Description of the task: Pick every line with "this" from the material below.

Given records:
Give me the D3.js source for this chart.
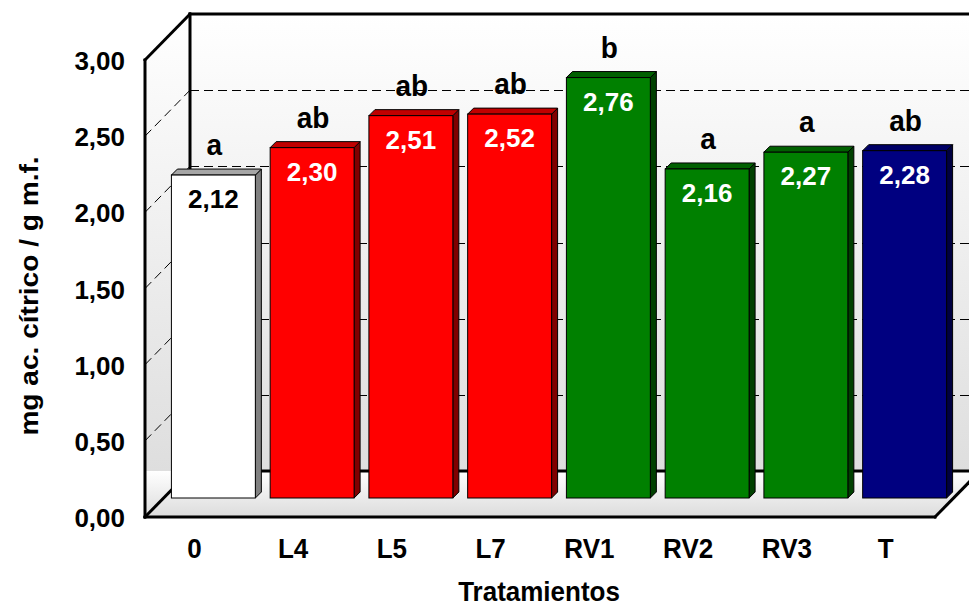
<!DOCTYPE html>
<html>
<head>
<meta charset="utf-8">
<script src="https://cdn.jsdelivr.net/npm/d3@7"></script>
<style>
  body { margin: 0; background: #fff; }
  text { font-family: "Liberation Sans", Arial, sans-serif; font-weight: bold; }
</style>
</head>
<body>
<div id="chart"></div>
<script>
// data
const categories = ["0", "L4", "L5", "L7", "RV1", "RV2", "RV3", "T"];
const values = [2.12, 2.30, 2.51, 2.52, 2.76, 2.16, 2.27, 2.28];
const valueLabels = ["2,12", "2,30", "2,51", "2,52", "2,76", "2,16", "2,27", "2,28"];
const letters = ["a", "ab", "ab", "ab", "b", "a", "a", "ab"];
const yTicks = [0, 0.5, 1, 1.5, 2, 2.5, 3];
const yTickLabels = ["0,00", "0,50", "1,00", "1,50", "2,00", "2,50", "3,00"];

// bar styles (front, top, side)
const barStyles = [
    {front: "#ffffff", top: "#a6a6a6", side: "#808080", text: "#000"},
    {front: "#ff0000", top: "#c00000", side: "#800000", text: "#fff"},
    {front: "#ff0000", top: "#c00000", side: "#800000", text: "#fff"},
    {front: "#ff0000", top: "#c00000", side: "#800000", text: "#fff"},
    {front: "#008000", top: "#006000", side: "#004000", text: "#fff"},
    {front: "#008000", top: "#006000", side: "#004000", text: "#fff"},
    {front: "#008000", top: "#006000", side: "#004000", text: "#fff"},
    {front: "#000080", top: "#000066", side: "#000040", text: "#fff"}
];

var width = 969, height = 608;
var left = 145, right = 935;
var depth = {dx: 45, dy: -46};      // wall depth (oblique)
var shift = {dx: 19, dy: -19};      // bar placement inside the box
var thick = 6;                      // bar depth

var y = d3.scaleLinear().domain([0, 3]).range([517, 60]);
var x = d3.scaleBand().domain(categories).range([left, right])
    .paddingInner(0.15).paddingOuter(0.075);

var svg = d3.select("#chart").append("svg")
    .attr("width", width).attr("height", height);

var defs = svg.append("defs");
var wallGrad = defs.append("linearGradient").attr("id", "wall")
    .attr("gradientUnits", "userSpaceOnUse")
    .attr("x1", 0).attr("y1", y(3) + depth.dy).attr("x2", 0).attr("y2", y(0) + depth.dy);
wallGrad.append("stop").attr("offset", 0).attr("stop-color", "#ffffff");
wallGrad.append("stop").attr("offset", 1).attr("stop-color", "#dedede");
var floorGrad = defs.append("linearGradient").attr("id", "floor")
    .attr("gradientUnits", "userSpaceOnUse")
    .attr("x1", 0).attr("y1", y(0) + depth.dy).attr("x2", 0).attr("y2", y(0));
floorGrad.append("stop").attr("offset", 0).attr("stop-color", "#ffffff");
floorGrad.append("stop").attr("offset", 1).attr("stop-color", "#dcdcdc");

function pts(a) { return a.map(function(p) { return p.join(","); }).join(" "); }
function crisp(v) { return Math.round(v) + 0.5; }

var backY0 = y(0) + depth.dy, backY3 = y(3) + depth.dy;
var backL = left + depth.dx, backR = right + depth.dx;

// walls
svg.append("polygon")
    .attr("points", pts([[left, y(0)], [left, y(3)], [backL, backY3], [backL, backY0]]))
    .attr("fill", "url(#wall)");
svg.append("rect")
    .attr("x", backL).attr("y", backY3)
    .attr("width", backR - backL).attr("height", backY0 - backY3)
    .attr("fill", "url(#wall)");
svg.append("polygon")
    .attr("points", pts([[left, backY0], [backR, backY0], [right, y(0)], [left, y(0)]]))
    .attr("fill", "url(#floor)");

// gridlines on back and side wall
var grid = svg.append("g").attr("stroke", "#000").attr("stroke-width", 1)
    .attr("stroke-dasharray", "9,5").attr("fill", "none");
yTicks.filter(function(v) { return v > 0 && v < 3; }).forEach(function(v) {
    grid.append("line")
        .attr("x1", backL).attr("x2", backR)
        .attr("y1", crisp(y(v) + depth.dy)).attr("y2", crisp(y(v) + depth.dy));
    grid.append("line")
        .attr("x1", left).attr("y1", y(v))
        .attr("x2", backL).attr("y2", y(v) + depth.dy);
});

// back edges of the box
var frame = svg.append("g").attr("stroke", "#000").attr("stroke-width", 3)
    .attr("fill", "none").attr("stroke-linecap", "square");
frame.append("line").attr("x1", backL).attr("y1", backY3).attr("x2", backL).attr("y2", backY0);
frame.append("line").attr("x1", backL).attr("y1", backY0).attr("x2", backR).attr("y2", backY0);
frame.append("line").attr("x1", left).attr("y1", y(0)).attr("x2", backL).attr("y2", backY0);
frame.append("line").attr("x1", right).attr("y1", y(0)).attr("x2", backR).attr("y2", backY0);

// bars
var bars = svg.append("g").selectAll("g.bar")
    .data(categories.map(function(c, i) {
        return {cat: c, value: values[i], label: valueLabels[i], letter: letters[i], style: barStyles[i]};
    }))
    .enter().append("g").attr("class", "bar");

bars.each(function(d) {
    var g = d3.select(this);
    var x0 = x(d.cat) + shift.dx, w = x.bandwidth();
    var yTop = y(d.value) + shift.dy, yBase = y(0) + shift.dy;
    g.append("polygon")
        .attr("points", pts([[x0 + w, yTop], [x0 + w + thick, yTop - thick], [x0 + w + thick, yBase - thick], [x0 + w, yBase]]))
        .attr("fill", d.style.side).attr("stroke", "#000").attr("stroke-width", 1)
        .attr("stroke-linejoin", "round");
    g.append("polygon")
        .attr("points", pts([[x0, yTop], [x0 + thick, yTop - thick], [x0 + w + thick, yTop - thick], [x0 + w, yTop]]))
        .attr("fill", d.style.top).attr("stroke", "#000").attr("stroke-width", 1)
        .attr("stroke-linejoin", "round");
    g.append("rect")
        .attr("x", x0).attr("y", yTop).attr("width", w).attr("height", yBase - yTop)
        .attr("fill", d.style.front).attr("stroke", "#000").attr("stroke-width", 1);
    g.append("text")
        .attr("x", x0 + w / 2).attr("y", yTop + 33)
        .attr("text-anchor", "middle").attr("font-size", 26)
        .attr("fill", d.style.text).text(d.label);
    g.append("text")
        .attr("transform", "translate(" + (x0 + w / 2 + thick / 2 - 2) + "," + (yTop - thick - 14) + ") scale(1,1.06)")
        .attr("text-anchor", "middle").attr("font-size", 28)
        .attr("fill", "#000").text(d.letter);
});

// front edges of the box
var front = svg.append("g").attr("stroke", "#000").attr("stroke-width", 3)
    .attr("fill", "none").attr("stroke-linecap", "square");
front.append("line").attr("x1", left).attr("y1", y(3)).attr("x2", left).attr("y2", y(0));
front.append("line").attr("x1", left).attr("y1", y(0)).attr("x2", right).attr("y2", y(0));
front.append("line").attr("x1", left).attr("y1", y(3)).attr("x2", backL).attr("y2", backY3);
front.append("line").attr("x1", backL).attr("y1", backY3).attr("x2", width + 5).attr("y2", backY3);

// y tick labels
svg.append("g").selectAll("text").data(yTicks).enter().append("text")
    .attr("x", 125).attr("y", function(d) { return y(d) + 10; })
    .attr("text-anchor", "end").attr("font-size", 26)
    .text(function(d, i) { return yTickLabels[i]; });

// category labels
svg.append("g").selectAll("text").data(categories).enter().append("text")
    .attr("transform", function(d) {
        return "translate(" + (x(d) + x.bandwidth() / 2) + ",558) scale(1,1.08)";
    })
    .attr("text-anchor", "middle").attr("font-size", 26)
    .text(function(d) { return d; });

// axis titles
svg.append("text")
    .attr("transform", "translate(539,601) scale(1,1.05)")
    .attr("text-anchor", "middle").attr("font-size", 26)
    .text("Tratamientos");
svg.append("text")
    .attr("transform", "translate(38,296) rotate(-90) scale(1.08,1)")
    .attr("text-anchor", "middle").attr("font-size", 26)
    .text("mg ac. cítrico / g m.f.");
</script>
</body>
</html>
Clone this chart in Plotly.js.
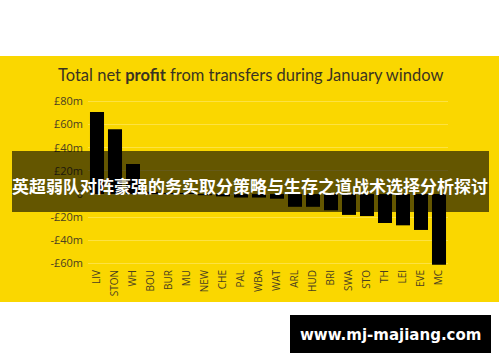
<!DOCTYPE html>
<html>
<head>
<meta charset="utf-8">
<script src="https://cdn.plot.ly/plotly-3.0.1.min.js"></script>
<style>html,body{margin:0;padding:0;background:#fff;}#chart{width:500px;height:362px;}</style>
</head>
<body>
<div id="chart"></div>
<script>
const clubs = ["LIV","STON","WH","BOU","BUR","MU","NEW","CHE","PAL","WBA","WAT","ARL","HUD","BRI","SWA","STO","TH","LEI","EVE","MC"];
const netProfit = [71, 56, 26, 2, 1, 1, -1, -2, -3, -3, -4, -11, -11, -14, -18, -19, -25, -27, -31, -61];
const yTickVals = [80, 60, 40, 20, 0, -20, -40, -60];
const yTickText = ["£80m","£60m","£40m","£20m","0","-£20m","-£40m","-£60m"];
const chartTitle = "Total net <b>profit</b> from transfers during January window";
const bannerText = "英超弱队对阵豪强的务实取分策略与生存之道战术选择分析探讨";
const watermark = "www.mj-majiang.com";

const W = 500, H = 362, mL = 88, mR = 52, mT = 98, mB = 95;
const pw = W - mL - mR, ph = H - mT - mB;
const px = x => (x - mL) / pw;
const py = y => (H - mB - y) / ph;

const shapes = [
  {type:'rect', xref:'paper', yref:'paper', layer:'below', x0:px(0), x1:px(499), y0:py(302), y1:py(56), fillcolor:'#fad700', line:{width:0}},
  {type:'rect', xref:'paper', yref:'paper', layer:'above', x0:px(12), x1:px(489), y0:py(212), y1:py(151), fillcolor:'rgba(0,0,0,0.6)', line:{width:0}},
  {type:'rect', xref:'paper', yref:'paper', layer:'above', x0:px(290), x1:px(491), y0:py(353), y1:py(315), fillcolor:'#000000', line:{width:0}}
];

const annotations = [
  {xref:'paper', yref:'paper', x:px(250), y:py(185), text:'<b>'+bannerText+'</b>', showarrow:false, xanchor:'center', yanchor:'middle',
   font:{family:'"Noto Sans CJK SC", sans-serif', size:17, color:'#ffffff'}},
  {xref:'paper', yref:'paper', x:px(390), y:py(335), text:'<b>'+watermark+'</b>', showarrow:false, xanchor:'center', yanchor:'middle',
   font:{family:'"DejaVu Sans", sans-serif', size:15, color:'#ffffff'}}
];

const trace = {type:'bar', x:clubs, y:netProfit, marker:{color:'#000000', line:{width:0}}, hoverinfo:'skip'};

const layout = {
  width:W, height:H,
  margin:{l:mL, r:mR, t:mT, b:mB, pad:0},
  paper_bgcolor:'#ffffff', plot_bgcolor:'rgba(0,0,0,0)',
  showlegend:false, bargap:0.22,
  title:{text:chartTitle, xref:'container', yref:'container', x:58/W, xanchor:'left', y:1-75/H, yanchor:'middle',
    font:{family:'Lato, sans-serif', size:16.5, color:'#3a3420'}},
  xaxis:{type:'category', tickangle:-90, showgrid:false, zeroline:false, showline:false, ticks:'',
    tickfont:{family:'"Open Sans", sans-serif', size:10, color:'#4a4020'}, fixedrange:true},
  yaxis:{range:[-63, 83], tickvals:yTickVals, ticktext:yTickText, showgrid:true, gridcolor:'rgba(255,235,120,0.55)', gridwidth:1,
    zeroline:false, showline:false, ticks:'', ticklabelstandoff:4,
    tickfont:{family:'"Open Sans", sans-serif', size:11, color:'#4a4020'}, fixedrange:true},
  shapes:shapes, annotations:annotations
};

Plotly.newPlot('chart', [trace], layout, {staticPlot:true, displayModeBar:false});
</script>
</body>
</html>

Task solution:
Give me the D3.js source for this chart.
    var g = d3.select(this);
Clone this chart in Plotly.js.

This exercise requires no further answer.